The Salmon Stronghold Initiative
In addition to our place based work, WSC is also leading a broader effort to conserve strongholds from Alaska to California through our Salmon Stronghold Initiative. The Initiative is intended to complement ongoing salmon recovery efforts by scientifically identifying and formally recognizing a portfolio of watersheds that support "wild, diverse, and abundant" populations that make the greatest contribution towards regional conservation targets. As strongholds are identified, the Initiative seeks to increase the resources available for their conservation by integrating "the stronghold approach" into new and existing state and federal programs. Key elements in this effort include our development of state-based stronghold partnerships, support for the Pacific Salmon Stronghold Conservation Act and management of the North American Salmon Stronghold Partnership.
WSC Focus Areas
Washington Coast and Olympic Peninsula
From Cape Flattery to the mouth of the Columbia River, WSC is partnering with community leaders and regional partners to build conservation capacity, advance wild salmon policies, and protect vital habitats in salmon strongholds across four million acres of Washington's coast.
With the largest expanse of unprotected, contiguous rainforest in the lower 48 states - the Oregon North Coast is an important opportunity to preserve healthy salmon habitat.

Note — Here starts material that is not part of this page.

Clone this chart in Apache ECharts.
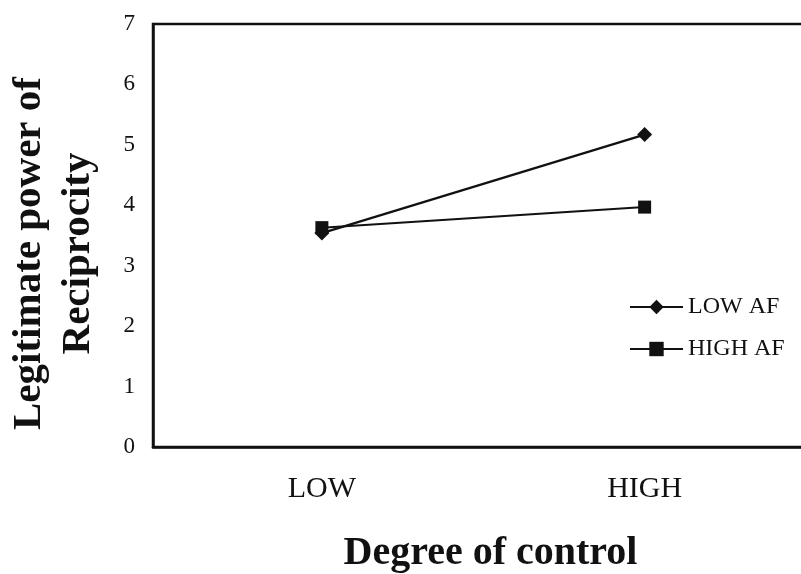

Alaska's 60,000 miles of coastline and hundreds of salmon streams support thriving aquatic and terrestrial ecosystems, and represent North America's most abundant and productive wild salmon fisheries. The Bristol Bay basin alone produces more than half of the world's wild sockeye salmon. But these extraordinary wild salmon populations are at risk. A comprehensive report by Wild Salmon Center and Trout Unlimited describes the dangers of the Pebble Mine project--a proposed copper/gold/molybdenum mine--to Bristol Bay’s wild salmon runs and the communities and economies they support.